What is required
Retype each line exactly. Skip images.

--- BEGIN ---

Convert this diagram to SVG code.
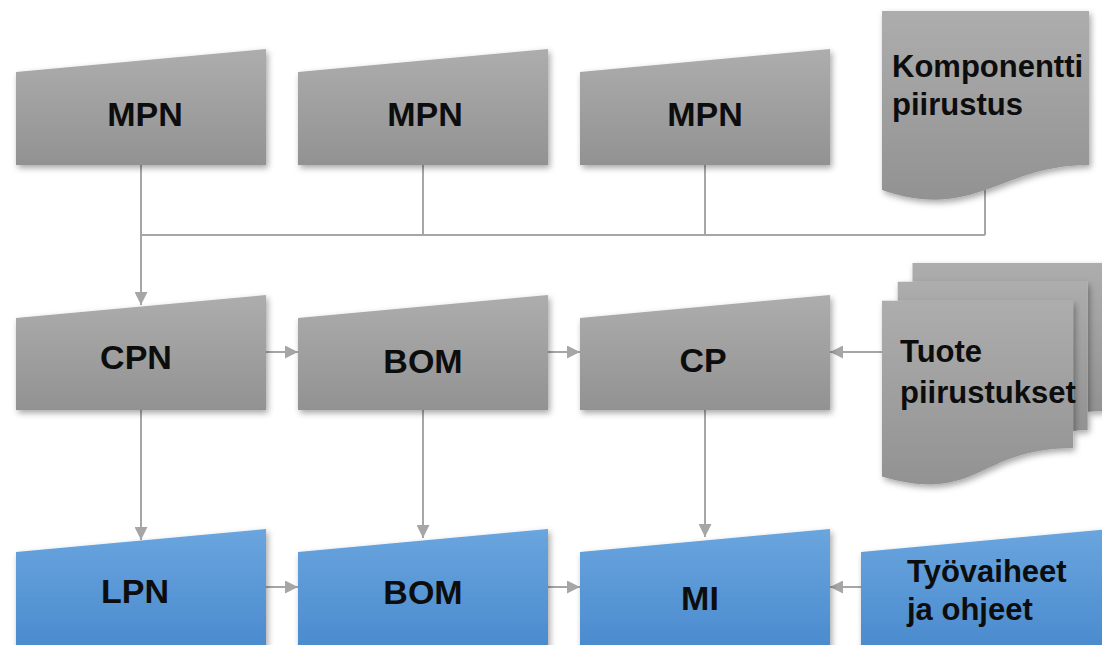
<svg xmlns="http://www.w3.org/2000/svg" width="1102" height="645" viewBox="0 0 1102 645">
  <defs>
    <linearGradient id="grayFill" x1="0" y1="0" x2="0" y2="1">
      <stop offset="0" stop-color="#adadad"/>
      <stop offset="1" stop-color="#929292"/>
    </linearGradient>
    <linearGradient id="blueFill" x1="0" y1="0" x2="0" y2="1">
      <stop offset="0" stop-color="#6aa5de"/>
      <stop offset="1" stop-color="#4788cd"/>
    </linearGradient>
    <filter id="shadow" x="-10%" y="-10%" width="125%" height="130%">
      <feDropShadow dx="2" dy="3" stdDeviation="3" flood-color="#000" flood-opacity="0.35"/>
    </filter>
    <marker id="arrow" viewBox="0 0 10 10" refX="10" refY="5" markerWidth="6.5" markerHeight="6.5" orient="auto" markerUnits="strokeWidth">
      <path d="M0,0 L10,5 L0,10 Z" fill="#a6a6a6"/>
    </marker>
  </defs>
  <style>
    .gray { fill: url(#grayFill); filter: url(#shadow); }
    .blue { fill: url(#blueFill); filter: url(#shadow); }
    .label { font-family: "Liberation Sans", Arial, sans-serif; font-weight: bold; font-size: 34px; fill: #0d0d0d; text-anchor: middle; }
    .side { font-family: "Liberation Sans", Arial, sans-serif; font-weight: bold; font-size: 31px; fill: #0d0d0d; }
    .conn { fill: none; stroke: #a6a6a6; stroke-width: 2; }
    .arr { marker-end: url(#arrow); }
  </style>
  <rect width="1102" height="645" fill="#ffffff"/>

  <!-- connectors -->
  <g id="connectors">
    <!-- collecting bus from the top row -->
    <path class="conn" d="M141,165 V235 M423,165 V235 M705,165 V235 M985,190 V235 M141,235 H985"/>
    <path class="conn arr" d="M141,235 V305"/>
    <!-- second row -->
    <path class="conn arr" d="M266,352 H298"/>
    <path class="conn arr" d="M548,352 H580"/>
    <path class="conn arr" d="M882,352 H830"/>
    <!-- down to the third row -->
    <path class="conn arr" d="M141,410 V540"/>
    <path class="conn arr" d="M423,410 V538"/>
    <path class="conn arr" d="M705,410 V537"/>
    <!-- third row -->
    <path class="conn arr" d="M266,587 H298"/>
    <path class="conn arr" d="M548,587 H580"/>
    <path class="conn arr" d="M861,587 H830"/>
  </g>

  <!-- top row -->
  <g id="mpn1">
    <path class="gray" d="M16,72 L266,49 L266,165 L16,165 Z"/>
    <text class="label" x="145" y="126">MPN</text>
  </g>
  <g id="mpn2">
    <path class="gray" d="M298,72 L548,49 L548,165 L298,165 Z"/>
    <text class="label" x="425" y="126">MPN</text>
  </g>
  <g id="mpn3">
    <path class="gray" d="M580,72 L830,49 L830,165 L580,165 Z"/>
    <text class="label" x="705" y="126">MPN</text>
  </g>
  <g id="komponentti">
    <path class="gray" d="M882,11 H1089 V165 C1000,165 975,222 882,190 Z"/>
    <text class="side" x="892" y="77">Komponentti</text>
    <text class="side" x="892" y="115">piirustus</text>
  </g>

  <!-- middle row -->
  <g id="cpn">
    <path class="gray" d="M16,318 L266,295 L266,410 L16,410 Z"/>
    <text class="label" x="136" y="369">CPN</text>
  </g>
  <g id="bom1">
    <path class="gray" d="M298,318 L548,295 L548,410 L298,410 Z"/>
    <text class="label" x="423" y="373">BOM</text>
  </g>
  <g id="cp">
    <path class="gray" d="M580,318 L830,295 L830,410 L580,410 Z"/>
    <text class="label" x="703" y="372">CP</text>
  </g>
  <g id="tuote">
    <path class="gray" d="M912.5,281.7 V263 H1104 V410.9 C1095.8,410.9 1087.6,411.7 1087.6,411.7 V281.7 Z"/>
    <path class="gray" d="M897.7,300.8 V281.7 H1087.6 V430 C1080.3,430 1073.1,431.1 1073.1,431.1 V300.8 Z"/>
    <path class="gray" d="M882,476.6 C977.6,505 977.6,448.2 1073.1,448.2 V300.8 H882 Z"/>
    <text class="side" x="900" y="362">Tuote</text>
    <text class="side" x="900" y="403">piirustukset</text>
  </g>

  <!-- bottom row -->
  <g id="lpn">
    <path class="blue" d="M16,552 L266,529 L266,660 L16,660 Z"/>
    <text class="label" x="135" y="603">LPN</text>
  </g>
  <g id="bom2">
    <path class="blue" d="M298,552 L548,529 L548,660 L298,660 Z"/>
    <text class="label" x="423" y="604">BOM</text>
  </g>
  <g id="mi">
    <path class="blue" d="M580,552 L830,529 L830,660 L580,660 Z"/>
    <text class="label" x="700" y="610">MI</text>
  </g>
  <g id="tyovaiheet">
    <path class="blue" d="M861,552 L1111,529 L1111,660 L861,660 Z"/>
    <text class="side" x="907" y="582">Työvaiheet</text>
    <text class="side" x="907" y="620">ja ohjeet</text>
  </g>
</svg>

--- END ---

Response
Convert this diagram to SVG code.
<svg xmlns="http://www.w3.org/2000/svg" width="1102" height="645" viewBox="0 0 1102 645">
  <defs>
    <linearGradient id="grayFill" x1="0" y1="0" x2="0" y2="1">
      <stop offset="0" stop-color="#adadad"/>
      <stop offset="1" stop-color="#929292"/>
    </linearGradient>
    <linearGradient id="blueFill" x1="0" y1="0" x2="0" y2="1">
      <stop offset="0" stop-color="#6aa5de"/>
      <stop offset="1" stop-color="#4788cd"/>
    </linearGradient>
    <filter id="shadow" x="-10%" y="-10%" width="125%" height="130%">
      <feDropShadow dx="2" dy="3" stdDeviation="3" flood-color="#000" flood-opacity="0.35"/>
    </filter>
    <marker id="arrow" viewBox="0 0 10 10" refX="10" refY="5" markerWidth="6.5" markerHeight="6.5" orient="auto" markerUnits="strokeWidth">
      <path d="M0,0 L10,5 L0,10 Z" fill="#a6a6a6"/>
    </marker>
  </defs>
  <style>
    .gray { fill: url(#grayFill); filter: url(#shadow); }
    .blue { fill: url(#blueFill); filter: url(#shadow); }
    .label { font-family: "Liberation Sans", Arial, sans-serif; font-weight: bold; font-size: 34px; fill: #0d0d0d; text-anchor: middle; }
    .side { font-family: "Liberation Sans", Arial, sans-serif; font-weight: bold; font-size: 31px; fill: #0d0d0d; }
    .conn { fill: none; stroke: #a6a6a6; stroke-width: 2; }
    .arr { marker-end: url(#arrow); }
  </style>
  <rect width="1102" height="645" fill="#ffffff"/>

  <!-- connectors -->
  <g id="connectors">
    <!-- collecting bus from the top row -->
    <path class="conn" d="M141,165 V235 M423,165 V235 M705,165 V235 M985,190 V235 M141,235 H985"/>
    <path class="conn arr" d="M141,235 V305"/>
    <!-- second row -->
    <path class="conn arr" d="M266,352 H298"/>
    <path class="conn arr" d="M548,352 H580"/>
    <path class="conn arr" d="M882,352 H830"/>
    <!-- down to the third row -->
    <path class="conn arr" d="M141,410 V540"/>
    <path class="conn arr" d="M423,410 V538"/>
    <path class="conn arr" d="M705,410 V537"/>
    <!-- third row -->
    <path class="conn arr" d="M266,587 H298"/>
    <path class="conn arr" d="M548,587 H580"/>
    <path class="conn arr" d="M861,587 H830"/>
  </g>

  <!-- top row -->
  <g id="mpn1">
    <path class="gray" d="M16,72 L266,49 L266,165 L16,165 Z"/>
    <text class="label" x="145" y="126">MPN</text>
  </g>
  <g id="mpn2">
    <path class="gray" d="M298,72 L548,49 L548,165 L298,165 Z"/>
    <text class="label" x="425" y="126">MPN</text>
  </g>
  <g id="mpn3">
    <path class="gray" d="M580,72 L830,49 L830,165 L580,165 Z"/>
    <text class="label" x="705" y="126">MPN</text>
  </g>
  <g id="komponentti">
    <path class="gray" d="M882,11 H1089 V165 C1000,165 975,222 882,190 Z"/>
    <text class="side" x="892" y="77">Komponentti</text>
    <text class="side" x="892" y="115">piirustus</text>
  </g>

  <!-- middle row -->
  <g id="cpn">
    <path class="gray" d="M16,318 L266,295 L266,410 L16,410 Z"/>
    <text class="label" x="136" y="369">CPN</text>
  </g>
  <g id="bom1">
    <path class="gray" d="M298,318 L548,295 L548,410 L298,410 Z"/>
    <text class="label" x="423" y="373">BOM</text>
  </g>
  <g id="cp">
    <path class="gray" d="M580,318 L830,295 L830,410 L580,410 Z"/>
    <text class="label" x="703" y="372">CP</text>
  </g>
  <g id="tuote">
    <path class="gray" d="M912.5,281.7 V263 H1104 V410.9 C1095.8,410.9 1087.6,411.7 1087.6,411.7 V281.7 Z"/>
    <path class="gray" d="M897.7,300.8 V281.7 H1087.6 V430 C1080.3,430 1073.1,431.1 1073.1,431.1 V300.8 Z"/>
    <path class="gray" d="M882,476.6 C977.6,505 977.6,448.2 1073.1,448.2 V300.8 H882 Z"/>
    <text class="side" x="900" y="362">Tuote</text>
    <text class="side" x="900" y="403">piirustukset</text>
  </g>

  <!-- bottom row -->
  <g id="lpn">
    <path class="blue" d="M16,552 L266,529 L266,660 L16,660 Z"/>
    <text class="label" x="135" y="603">LPN</text>
  </g>
  <g id="bom2">
    <path class="blue" d="M298,552 L548,529 L548,660 L298,660 Z"/>
    <text class="label" x="423" y="604">BOM</text>
  </g>
  <g id="mi">
    <path class="blue" d="M580,552 L830,529 L830,660 L580,660 Z"/>
    <text class="label" x="700" y="610">MI</text>
  </g>
  <g id="tyovaiheet">
    <path class="blue" d="M861,552 L1111,529 L1111,660 L861,660 Z"/>
    <text class="side" x="907" y="582">Työvaiheet</text>
    <text class="side" x="907" y="620">ja ohjeet</text>
  </g>
</svg>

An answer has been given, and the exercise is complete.